As an extension food safety specialist Shaw serves as the point person helping Iowa farmers and food manufacturers deal with changes required by the Food Safety Modernization Act. The federal law updated ways food producers protect consumers from contamination. Shaw teaches short courses, holds webinars and does professional development for growers and manufacturers.
She married soon after taking her post as assistant professor in food science and human nutrition, changing her name. Last September she gave birth to a son. Her sleep patterns have since changed dramatically.
And although she was returning to her alma mater (’03 animal science, ’06 MS meat science), the climate was quite a change from Texas where she earned a doctorate at Texas Tech University in animal science with an emphasis in food safety and microbiology.
“Education about best practices is important for our newest generation of food scientist and future growers,” she says.
Iowa food processors have welcomed Shaw’s help. Kellen Longenecker, manager of the General Mills facility in Carlisle, says, “From the first plant visit to the Safety Day we hosted for our entire plant population, she proved to be an invaluable resource to building our food safety training.”
Adoption of the food safety law has been difficult for many in the food industry, requiring them to make changes—more paperwork, accountability and verification—that increases costs, she says.
“There are a lot of questions,” Shaw says,“but the changes are better for food safety.”
Shaw’s research covers pre- and post-harvest handling of fruits and vegetables. She studies bulk grains and further processing, like juices and additives incorporated into foods.
She and her team of students are working on projects including an evaluation of sanitizing rinses for cantaloupe and watermelon to see which are most effective against major pathogens and an online food safety module for school gardens and university gardens.
An aquaponics project to test the possibility of growing fish, leafy greens and basil in water is just getting started.
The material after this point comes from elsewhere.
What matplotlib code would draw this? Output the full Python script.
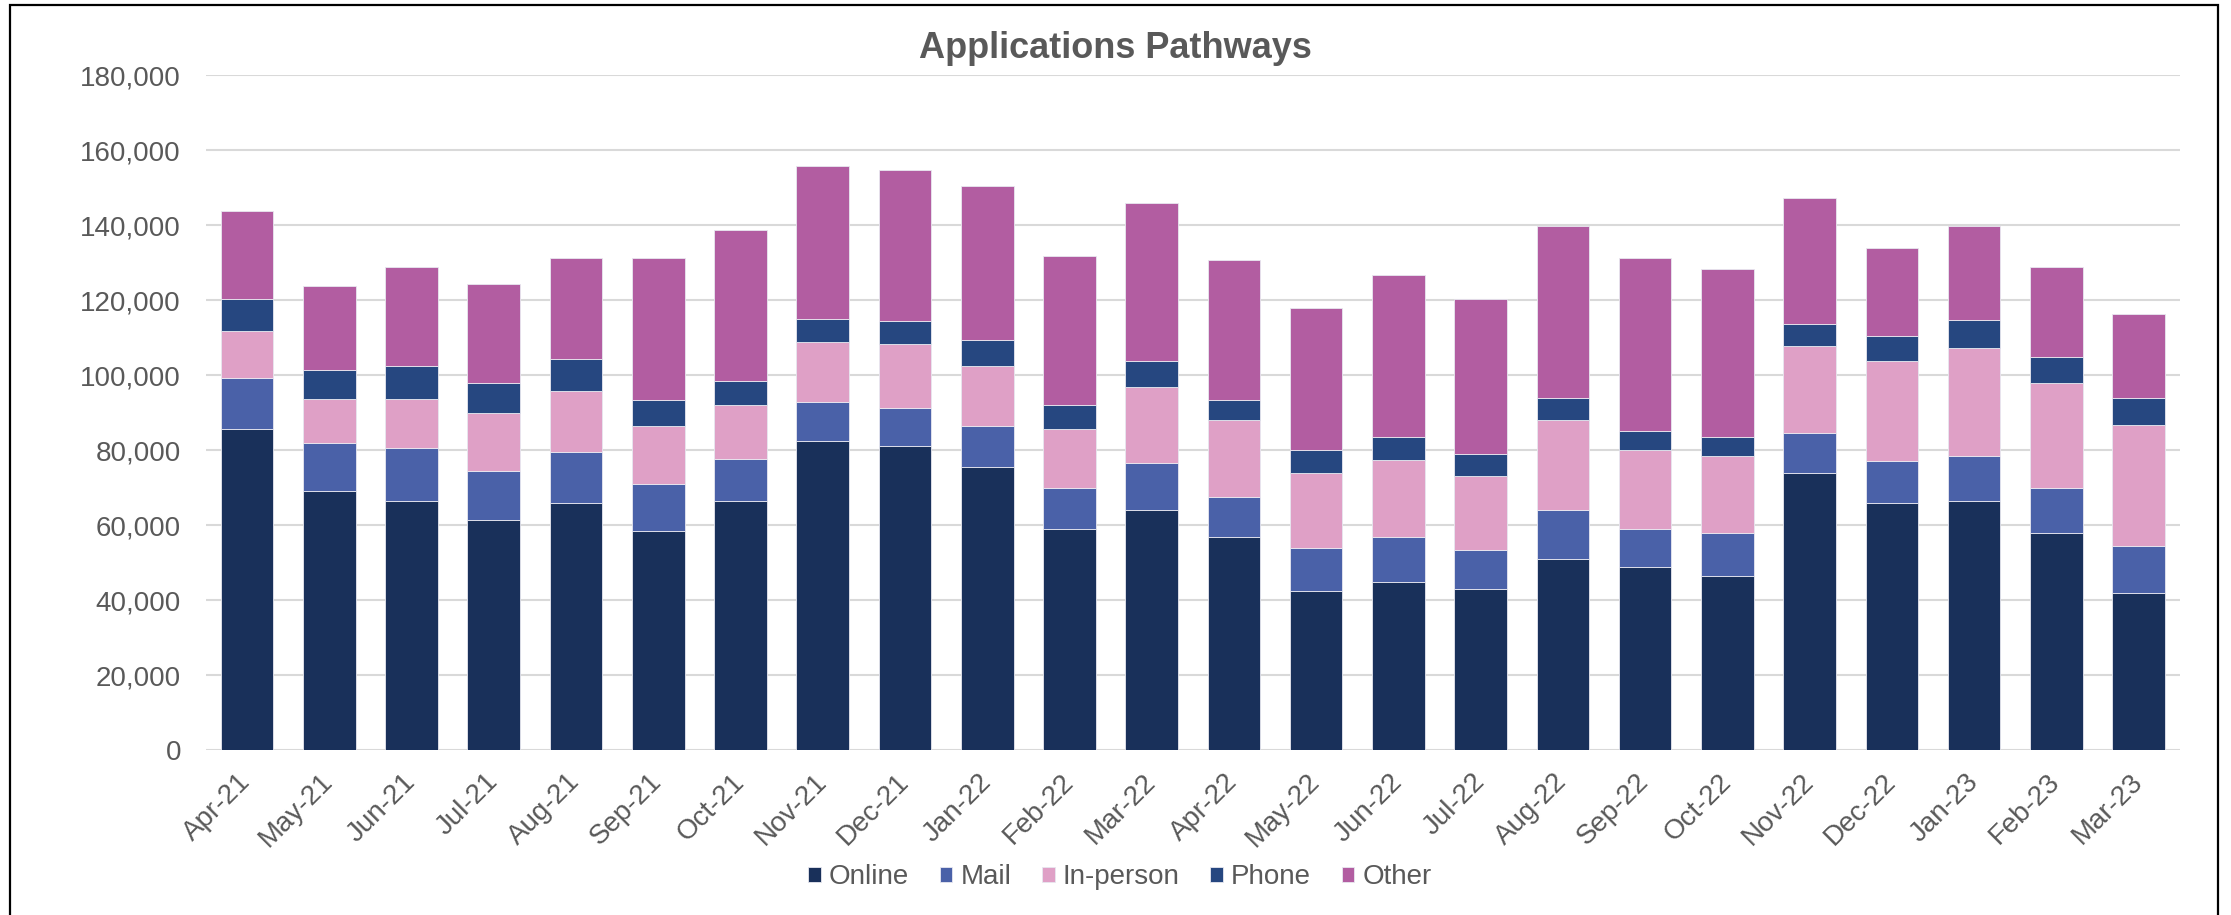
import matplotlib.pyplot as plt
import numpy as np
from matplotlib.patches import Rectangle
from matplotlib.ticker import FuncFormatter

# --- Data --- #
months = ['Apr-21', 'May-21', 'Jun-21', 'Jul-21', 'Aug-21', 'Sep-21', 'Oct-21', 'Nov-21',
          'Dec-21', 'Jan-22', 'Feb-22', 'Mar-22', 'Apr-22', 'May-22', 'Jun-22', 'Jul-22',
          'Aug-22', 'Sep-22', 'Oct-22', 'Nov-22', 'Dec-22', 'Jan-23', 'Feb-23', 'Mar-23']

online = [85600, 69200, 66400, 61300, 65900, 58400, 66400, 82400, 81100, 75600, 58900, 64100,
          56700, 42300, 44700, 42900, 50900, 48800, 46300, 73800, 65900, 66400, 57900, 41900]
mail = [13500, 12600, 14200, 13100, 13600, 12500, 11300, 10500, 10200, 10700, 10900, 12500,
        10800, 11500, 12100, 10400, 13200, 10100, 11500, 10800, 11300, 11900, 11900, 12500]
in_person = [12600, 11700, 12900, 15400, 16200, 15500, 14200, 15900, 17000, 16200, 15900, 20200,
             20600, 20000, 20500, 19900, 24000, 21100, 20500, 23100, 26500, 28800, 28200, 32200]
phone = [8500, 7900, 9000, 8200, 8600, 7000, 6600, 6200, 6200, 6900, 6200, 6900,
         5300, 6200, 6200, 5800, 5700, 5100, 5200, 5800, 6800, 7500, 6900, 7200]
other = [23500, 22400, 26300, 26300, 26900, 37800, 40100, 40700, 40100, 41100, 39800, 42300,
         37200, 38000, 43100, 41300, 45900, 46100, 44800, 33600, 23500, 25100, 23900, 22500]

series = [('Online', online, '#19305A'),
          ('Mail', mail, '#4A61A8'),
          ('In-person', in_person, '#DFA0C6'),
          ('Phone', phone, '#264780'),
          ('Other', other, '#B25DA1')]

# --- Style --- #
plt.rcParams['font.family'] = ['Liberation Sans', 'DejaVu Sans']
TEXT_COL = '#595959'

fig = plt.figure(figsize=(22.31, 9.15), dpi=100)
ax = fig.add_axes([0.0923, 0.1803, 0.8847, 0.7377])

# stacked bars
x = np.arange(len(months))
bottom = np.zeros(len(months))
for name, vals, col in series:
    ax.bar(x, vals, width=0.64, bottom=bottom, color=col, label=name,
           edgecolor='#E8E8F0', linewidth=0.6, zorder=3)
    bottom += np.array(vals)

# axes
ax.set_xlim(-0.5, len(months) - 0.5)
ax.set_ylim(0, 180000)
ax.set_yticks(np.arange(0, 180001, 20000))
ax.yaxis.set_major_formatter(FuncFormatter(lambda v, p: f'{int(v):,}'))
ax.grid(axis='y', color='#D9D9D9', linewidth=1.5, zorder=0)
for s in ax.spines.values():
    s.set_visible(False)
ax.tick_params(axis='both', length=0, labelsize=20, labelcolor=TEXT_COL)
ax.tick_params(axis='y', pad=18)
ax.tick_params(axis='x', pad=20)
ax.set_xticks(x)
ax.set_xticklabels(months, rotation=45, ha='right', va='center', rotation_mode='anchor')

# title
fig.text(0.5, 1 - 58 / 915, 'Applications Pathways', ha='center', va='baseline',
         fontsize=26, fontweight='bold', color=TEXT_COL)

# legend
fig.legend(loc='center', bbox_to_anchor=(0.502, 0.0415), ncol=5, frameon=False,
           fontsize=20, labelcolor=TEXT_COL, handlelength=0.45, handleheight=0.45,
           handletextpad=0.3, columnspacing=1.1)

# chart border
fig.patches.append(Rectangle((10 / 2231, -0.02), 2208 / 2231, 1.02 - 5 / 915,
                             transform=fig.transFigure, fill=False,
                             edgecolor='black', linewidth=1.6))

fig.savefig('out.png', dpi=100)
The water will be rotated throughout, moving from the fish tank to fertilize the greens, then going to the basil section.
“My portion is the food safety, but we’re also looking at the economics of it as well as the quality of the product produced. There are a lot of opportunities to bring fish to Iowa and not have to worry about winter. We could use barns and buildings, converting them to these units,” she says.
Shaw marvels at the opportunities she’s experienced since returning to Iowa State. The transition from Texas was eased by friends who were still in the Ames area.
“A lot of the people I work with now were my teachers and mentors, so it was a wonderful fit for me to come back,” she says.